A Remembrance Video of Mattie

Thank you for keeping Mattie's memory alive!

Dear Mattie Blog Readers,

It means a great deal to me that you take the time to write and to share your thoughts, feelings, and reflections on Mattie's battle and death. Your messages are very meaningful and help support me through very challenging times. I am forever grateful. As my readers know, I promised to write the blog for a year after Mattie's death, which would mean that I could technically have stopped writing on September 9, 2010. However, like my journey with grief there is so much that still needs to be processed and fortunately I have a willing support network still committed to reading. Therefore, the blog continues on. If I should find the need to stop writing, I assure you I will give you advanced notice. In the mean time, thank you for reading, thank you for having the courage to share this journey with me, and most importantly thank you for keeping Mattie's memory alive.


As Mattie would say, Ooga Booga (meaning, I LOVE YOU)! Vicki



January 30, 2018

Tuesday, January 30, 2018

Tuesday, January 30, 2018 -- 437 weeks ago today.
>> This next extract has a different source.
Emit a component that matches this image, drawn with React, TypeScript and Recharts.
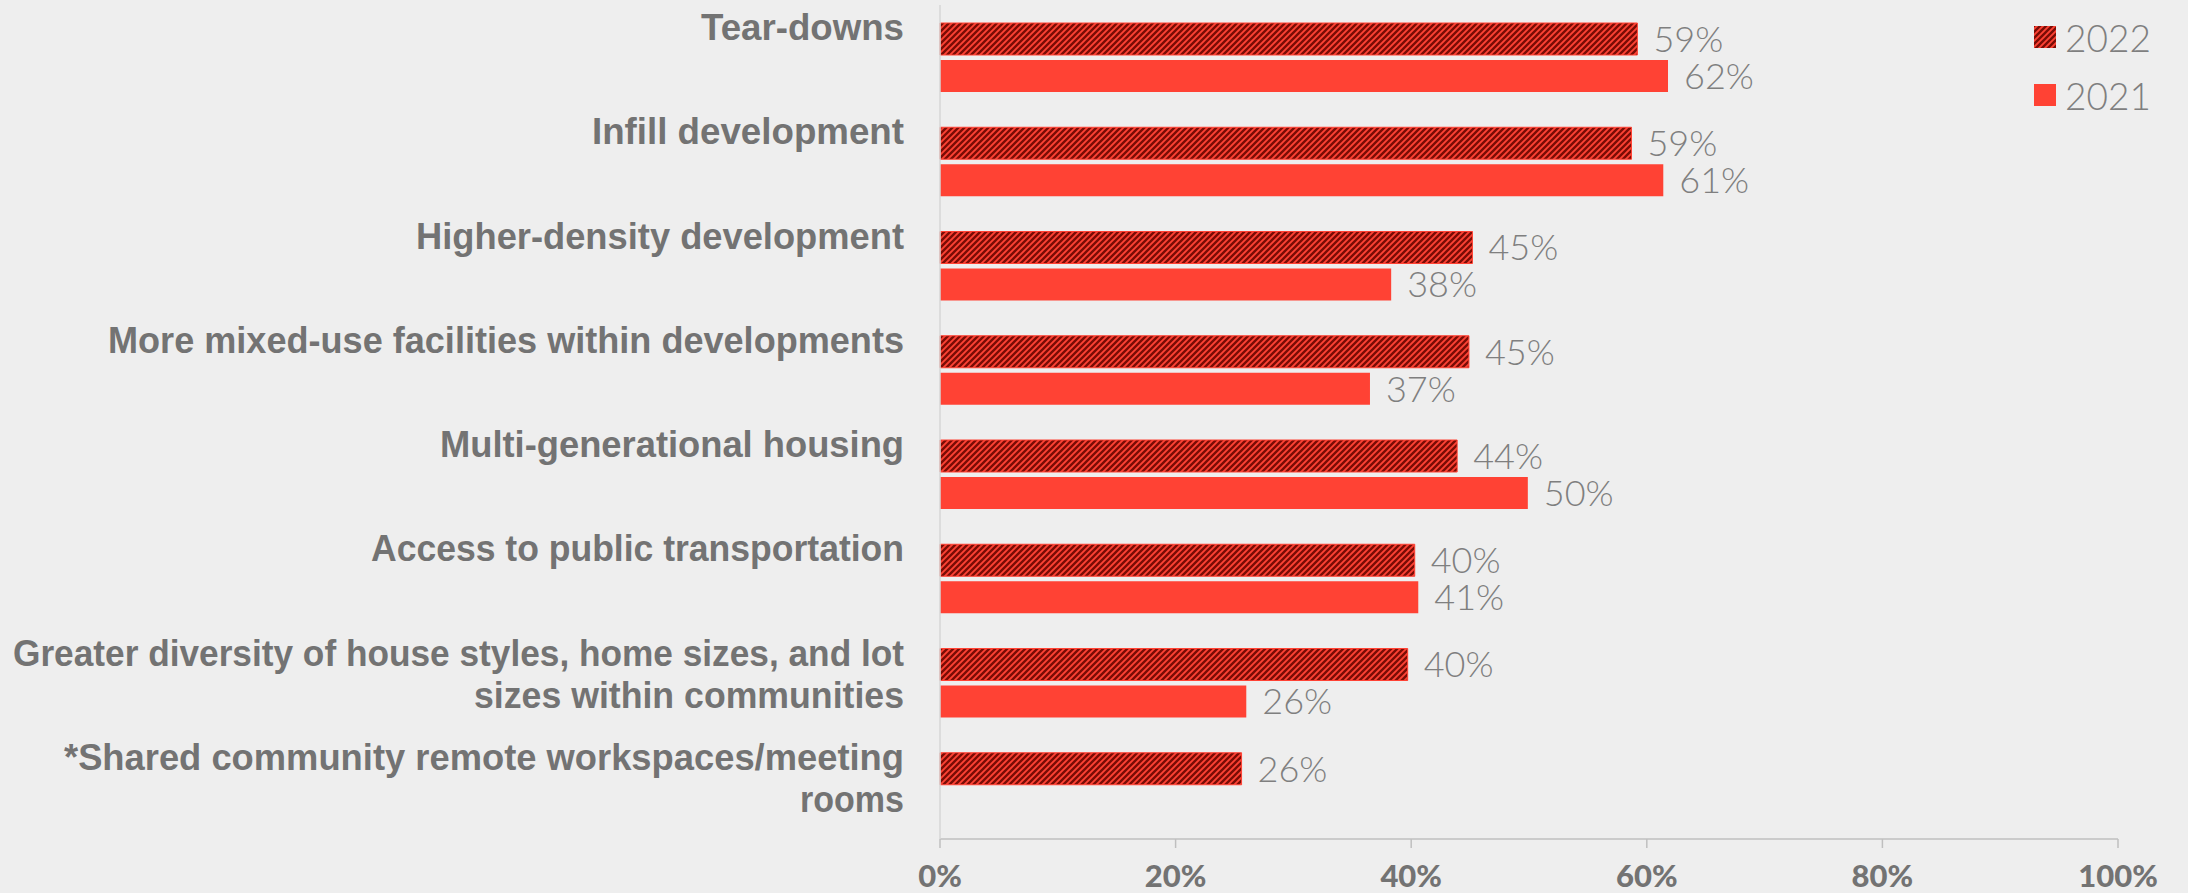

Tonight's picture was taken in November of 2002. Mattie was seven months old and as you can see sitting with me on the couch. We started reading to Mattie at a young age and he certainly loved the pictures and hearing me tell a story. Mattie had some favorite books, one of which was Goodnight Moon. Peter and I read this SO often, we almost had it memorized!
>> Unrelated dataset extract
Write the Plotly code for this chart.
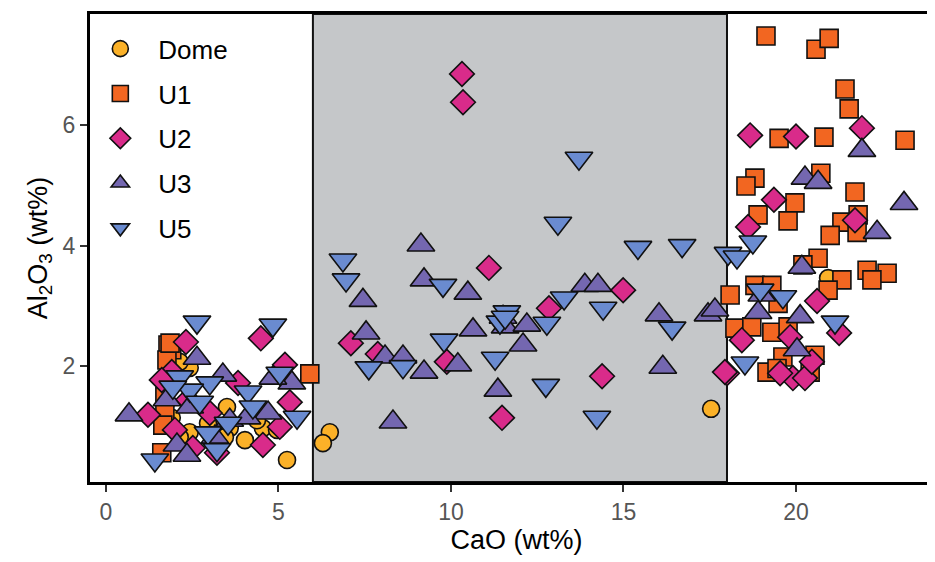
import plotly.graph_objects as go

# ---- data (CaO wt%, Al2O3 wt%) ----
dome_x = [6.49, 6.29, 5.25, 17.54, 20.93, 3.51, 3.59, 2.96, 2.43, 4.55, 4.96, 4.38, 3.45, 2.14, 2.43, 2.14, 4.03, 1.91]
dome_y = [0.90, 0.72, 0.44, 1.29, 3.46, 1.32, 0.97, 1.05, 0.90, 0.97, 0.94, 1.10, 0.82, 0.82, 1.97, 2.07, 0.77, 1.14]

u1_x = [19.13, 20.58, 20.96, 21.42, 21.54, 19.51, 20.81, 23.16, 18.81, 18.55, 20.72, 21.71, 19.97, 18.90, 19.77,
        21.33, 21.80, 20.99, 21.77, 20.64, 20.20, 22.06, 22.64, 22.20, 21.33, 20.93, 18.09, 18.81, 19.30, 19.48,
        18.23, 18.72, 19.30, 19.77, 19.62, 20.55, 19.16, 19.45, 20.41,
        5.91, 1.80, 1.91, 1.77, 1.71, 1.71, 1.65, 1.62, 1.86]
u1_y = [7.48, 7.26, 7.44, 6.60, 6.27, 5.78, 5.80, 5.75, 5.12, 4.99, 5.20, 4.89, 4.71, 4.51, 4.41,
        4.39, 4.51, 4.17, 4.22, 3.79, 3.68, 3.59, 3.54, 3.43, 3.43, 3.26, 3.18, 3.34, 3.34, 3.04,
        2.63, 2.65, 2.56, 2.65, 2.15, 2.18, 1.90, 1.96, 1.90,
        1.87, 2.35, 2.27, 2.10, 1.49, 1.22, 1.02, 0.56, 2.38]

u2_x = [10.32, 10.35, 11.10, 7.10, 7.88, 9.88, 11.48, 14.99, 12.84, 14.38, 18.00,
        18.67, 20.00, 21.91, 19.36, 18.61, 21.71, 20.61, 19.83, 21.25, 18.43, 17.94, 19.91, 20.26, 19.54, 20.46,
        2.32, 4.49, 5.19, 1.91, 1.62, 3.83, 2.38, 5.33, 1.22, 3.01, 5.04, 2.00, 4.55, 2.52, 3.22]
u2_y = [6.85, 6.38, 3.63, 2.38, 2.20, 2.07, 1.14, 3.26, 2.96, 1.83, 1.88,
        5.83, 5.81, 5.95, 4.76, 4.31, 4.42, 3.08, 2.48, 2.55, 2.43, 1.90, 1.80, 1.80, 1.88, 2.07,
        2.40, 2.46, 2.02, 1.90, 1.77, 1.72, 1.44, 1.40, 1.19, 1.22, 0.99, 0.94, 0.69, 0.64, 0.56]

u3_x = [9.13, 9.22, 10.49, 7.45, 7.54, 10.64, 8.09, 8.61, 9.22, 10.20, 11.36, 8.32, 11.51, 11.57,
        13.88, 14.26, 12.20, 12.09, 16.03, 16.14, 17.45, 17.65,
        21.91, 20.26, 20.64, 23.13, 22.35, 20.17, 18.90, 19.01, 20.12, 20.03,
        0.67, 2.64, 3.39, 5.39, 4.70, 4.84, 2.43, 2.06, 3.59, 2.35, 3.16, 1.77, 4.09]
u3_y = [4.01, 3.43, 3.21, 3.09, 2.55, 2.60, 2.15, 2.15, 1.90, 2.02, 1.60, 1.07, 2.81, 2.65,
        3.34, 3.34, 2.68, 2.35, 2.85, 1.98, 2.85, 2.93,
        5.58, 5.12, 5.05, 4.70, 4.22, 3.64, 2.89, 3.18, 2.82, 2.27,
        1.19, 2.13, 1.85, 1.72, 1.22, 1.80, 1.32, 0.69, 1.10, 0.52, 0.82, 1.44, 1.14]

u5_x = [6.87, 6.96, 9.77, 7.62, 8.61, 9.80, 11.28, 11.42, 11.62,
        13.71, 13.10, 15.42, 16.70, 13.28, 14.41, 12.78, 16.41, 12.75, 14.23, 11.57, 18.03,
        18.29, 18.75, 18.96, 19.62, 21.13, 18.52,
        2.64, 4.84, 3.01, 4.12, 5.04, 5.54, 4.26, 2.96, 1.42, 2.14, 2.43, 2.72, 1.94, 3.54, 3.22]
u5_y = [3.76, 3.43, 3.34, 1.97, 1.99, 2.43, 2.13, 2.73, 2.90,
        5.45, 4.37, 3.97, 4.00, 3.13, 2.96, 2.71, 2.63, 1.68, 1.15, 2.81, 3.87,
        3.81, 4.06, 3.26, 3.15, 2.73, 2.05,
        2.73, 2.68, 1.72, 1.57, 1.88, 1.15, 1.32, 0.89, 0.44, 1.82, 1.60, 1.40, 1.65, 1.05, 0.61]

x_ticks = [0, 5, 10, 15, 20]
y_ticks = [2, 4, 6]
band = [6, 18]

series = [
    ("Dome", dome_x, dome_y, "circle", "#FBB128", 17),
    ("U1", u1_x, u1_y, "square", "#F26621", 18),
    ("U2", u2_x, u2_y, "diamond", "#D92B8A", 19),
    ("U3", u3_x, u3_y, "triangle-up", "#7467B0", 24),
    ("U5", u5_x, u5_y, "triangle-down", "#6A8BD0", 24),
]

fig = go.Figure()
for i, (name, xs, ys, sym, col, sz) in enumerate(series):
    fig.add_trace(go.Scatter(
        x=xs, y=ys, mode="markers", name=name, legendgroup=name,
        marker=dict(symbol=sym, color=col, size=sz,
                    line=dict(color="#111111", width=1.6)),
    ))

fig.add_shape(type="rect", xref="x", yref="paper", x0=band[0], x1=band[1], y0=0, y1=1,
              fillcolor="#C5C7C9", line=dict(color="#111111", width=2), layer="below")

font_family = "Liberation Sans, Arial, Helvetica, sans-serif"
fig.update_layout(
    width=935, height=562,
    margin=dict(l=82, r=0, t=6, b=88, autoexpand=False),
    paper_bgcolor="white", plot_bgcolor="white",
    font=dict(family=font_family, color="black"),
    showlegend=True,
    legend=dict(x=-0.009, y=0.976, xanchor="left", yanchor="top",
                bgcolor="rgba(0,0,0,0)", font=dict(size=26, color="black"),
                tracegroupgap=8, itemsizing="trace", itemwidth=66),
    xaxis=dict(range=[-0.46, 24.26], tickvals=x_ticks, showgrid=False, zeroline=False,
               showline=True, mirror=True, linecolor="black", linewidth=3,
               ticks="outside", ticklen=7, tickwidth=2, tickcolor="#333333",
               tickfont=dict(size=23, color="#555555"),
               title=dict(text="CaO (wt%)", font=dict(size=27, color="black"), standoff=6)),
    yaxis=dict(range=[0.075, 7.845], tickvals=y_ticks, showgrid=False, zeroline=False,
               showline=True, mirror=False, linecolor="black", linewidth=3,
               ticks="outside", ticklen=7, tickwidth=2, tickcolor="#333333",
               tickfont=dict(size=23, color="#555555"),
               title=dict(text="Al<sub>2</sub>O<sub>3</sub> (wt%)", font=dict(size=27, color="black"), standoff=8)),
)

fig.write_html("out.html")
Quote of the day: But, instead of what our imagination makes us suppose and which we worthless try to discover, life gives us something that we could hardly imagine. ~ Marcel Proust


It seems to me that life gives us a whole lot of "somethings that we could hardly imagine." In the past few days, or I should say weeks, I have heard one nightmare cancer story after the other. I do think this clouds your mind and spirit after a while. I find ironically that I can help other families whose child has cancer. But when it comes to cancer impacting people I personally know, well this truly is different. Helping others that I don't know, is a satisfying feeling, and I find being one step removed, protects me from actually living the journey with them. However, when it's someone I know, I can visualize everything from how the person will react, and truly the day to day management of the disease. In these moments, of course I think about Mattie and what he endured. Not to mention us. Yet I remind myself that Mattie's journey has to be for a reason, and the reason is that I can personally assist others in ways that others can't! When people are running away, I tend to be walking toward!


I end tonight's posting with The Blue Moon! I literally saw this moon tonight, after leaving my friend's home. A close friend who was just diagnosed with cancer. I view this as a Mattie sign!!!